- _Task to carry out_:
Set down the data below without change, skipping the pictures it holds.

- _Data shown_:
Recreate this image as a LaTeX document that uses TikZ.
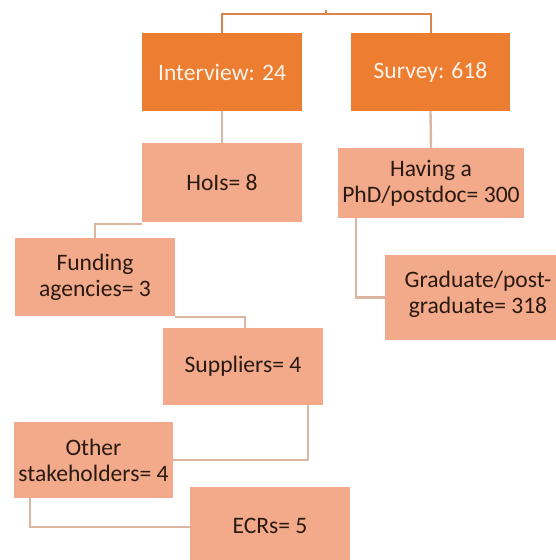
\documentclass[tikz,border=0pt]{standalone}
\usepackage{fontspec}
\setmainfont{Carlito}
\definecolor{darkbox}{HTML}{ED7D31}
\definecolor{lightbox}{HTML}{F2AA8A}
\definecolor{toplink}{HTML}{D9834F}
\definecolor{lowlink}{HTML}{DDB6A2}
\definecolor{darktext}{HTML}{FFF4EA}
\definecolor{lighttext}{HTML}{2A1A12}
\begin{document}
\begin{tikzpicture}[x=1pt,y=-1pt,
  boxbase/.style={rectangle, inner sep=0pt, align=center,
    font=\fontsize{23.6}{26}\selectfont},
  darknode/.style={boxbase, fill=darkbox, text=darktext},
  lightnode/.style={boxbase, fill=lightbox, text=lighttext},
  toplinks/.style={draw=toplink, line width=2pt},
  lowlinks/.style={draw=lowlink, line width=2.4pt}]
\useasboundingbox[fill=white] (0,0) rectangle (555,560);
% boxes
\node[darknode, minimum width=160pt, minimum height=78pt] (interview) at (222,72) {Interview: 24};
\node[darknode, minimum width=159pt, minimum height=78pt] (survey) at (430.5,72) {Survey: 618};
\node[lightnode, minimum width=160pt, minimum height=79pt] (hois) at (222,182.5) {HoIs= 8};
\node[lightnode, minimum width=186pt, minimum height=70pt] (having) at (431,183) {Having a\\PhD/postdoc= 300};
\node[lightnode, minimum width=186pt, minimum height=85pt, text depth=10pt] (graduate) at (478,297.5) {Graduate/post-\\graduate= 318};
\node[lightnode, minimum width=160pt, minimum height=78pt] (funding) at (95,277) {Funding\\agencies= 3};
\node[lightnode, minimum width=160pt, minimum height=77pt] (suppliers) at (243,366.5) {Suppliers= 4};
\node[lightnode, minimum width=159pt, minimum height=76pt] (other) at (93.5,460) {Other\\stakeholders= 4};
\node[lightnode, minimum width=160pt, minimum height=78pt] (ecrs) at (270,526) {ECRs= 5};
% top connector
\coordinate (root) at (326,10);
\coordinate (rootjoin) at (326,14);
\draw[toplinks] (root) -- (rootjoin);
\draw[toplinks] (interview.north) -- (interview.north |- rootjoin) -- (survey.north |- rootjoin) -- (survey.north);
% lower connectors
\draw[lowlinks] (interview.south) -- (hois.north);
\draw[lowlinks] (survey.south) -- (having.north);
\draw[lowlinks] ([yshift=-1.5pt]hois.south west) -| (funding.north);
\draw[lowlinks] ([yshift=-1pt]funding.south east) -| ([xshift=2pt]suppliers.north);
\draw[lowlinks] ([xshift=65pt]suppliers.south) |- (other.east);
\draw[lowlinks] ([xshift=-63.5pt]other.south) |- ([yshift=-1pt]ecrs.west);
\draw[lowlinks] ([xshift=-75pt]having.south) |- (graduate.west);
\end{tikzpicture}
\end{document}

- _Written response_:
Recreate this image as a LaTeX document that uses TikZ.
\documentclass[tikz,border=0pt]{standalone}
\usepackage{fontspec}
\setmainfont{Carlito}
\definecolor{darkbox}{HTML}{ED7D31}
\definecolor{lightbox}{HTML}{F2AA8A}
\definecolor{toplink}{HTML}{D9834F}
\definecolor{lowlink}{HTML}{DDB6A2}
\definecolor{darktext}{HTML}{FFF4EA}
\definecolor{lighttext}{HTML}{2A1A12}
\begin{document}
\begin{tikzpicture}[x=1pt,y=-1pt,
  boxbase/.style={rectangle, inner sep=0pt, align=center,
    font=\fontsize{23.6}{26}\selectfont},
  darknode/.style={boxbase, fill=darkbox, text=darktext},
  lightnode/.style={boxbase, fill=lightbox, text=lighttext},
  toplinks/.style={draw=toplink, line width=2pt},
  lowlinks/.style={draw=lowlink, line width=2.4pt}]
\useasboundingbox[fill=white] (0,0) rectangle (555,560);
% boxes
\node[darknode, minimum width=160pt, minimum height=78pt] (interview) at (222,72) {Interview: 24};
\node[darknode, minimum width=159pt, minimum height=78pt] (survey) at (430.5,72) {Survey: 618};
\node[lightnode, minimum width=160pt, minimum height=79pt] (hois) at (222,182.5) {HoIs= 8};
\node[lightnode, minimum width=186pt, minimum height=70pt] (having) at (431,183) {Having a\\PhD/postdoc= 300};
\node[lightnode, minimum width=186pt, minimum height=85pt, text depth=10pt] (graduate) at (478,297.5) {Graduate/post-\\graduate= 318};
\node[lightnode, minimum width=160pt, minimum height=78pt] (funding) at (95,277) {Funding\\agencies= 3};
\node[lightnode, minimum width=160pt, minimum height=77pt] (suppliers) at (243,366.5) {Suppliers= 4};
\node[lightnode, minimum width=159pt, minimum height=76pt] (other) at (93.5,460) {Other\\stakeholders= 4};
\node[lightnode, minimum width=160pt, minimum height=78pt] (ecrs) at (270,526) {ECRs= 5};
% top connector
\coordinate (root) at (326,10);
\coordinate (rootjoin) at (326,14);
\draw[toplinks] (root) -- (rootjoin);
\draw[toplinks] (interview.north) -- (interview.north |- rootjoin) -- (survey.north |- rootjoin) -- (survey.north);
% lower connectors
\draw[lowlinks] (interview.south) -- (hois.north);
\draw[lowlinks] (survey.south) -- (having.north);
\draw[lowlinks] ([yshift=-1.5pt]hois.south west) -| (funding.north);
\draw[lowlinks] ([yshift=-1pt]funding.south east) -| ([xshift=2pt]suppliers.north);
\draw[lowlinks] ([xshift=65pt]suppliers.south) |- (other.east);
\draw[lowlinks] ([xshift=-63.5pt]other.south) |- ([yshift=-1pt]ecrs.west);
\draw[lowlinks] ([xshift=-75pt]having.south) |- (graduate.west);
\end{tikzpicture}
\end{document}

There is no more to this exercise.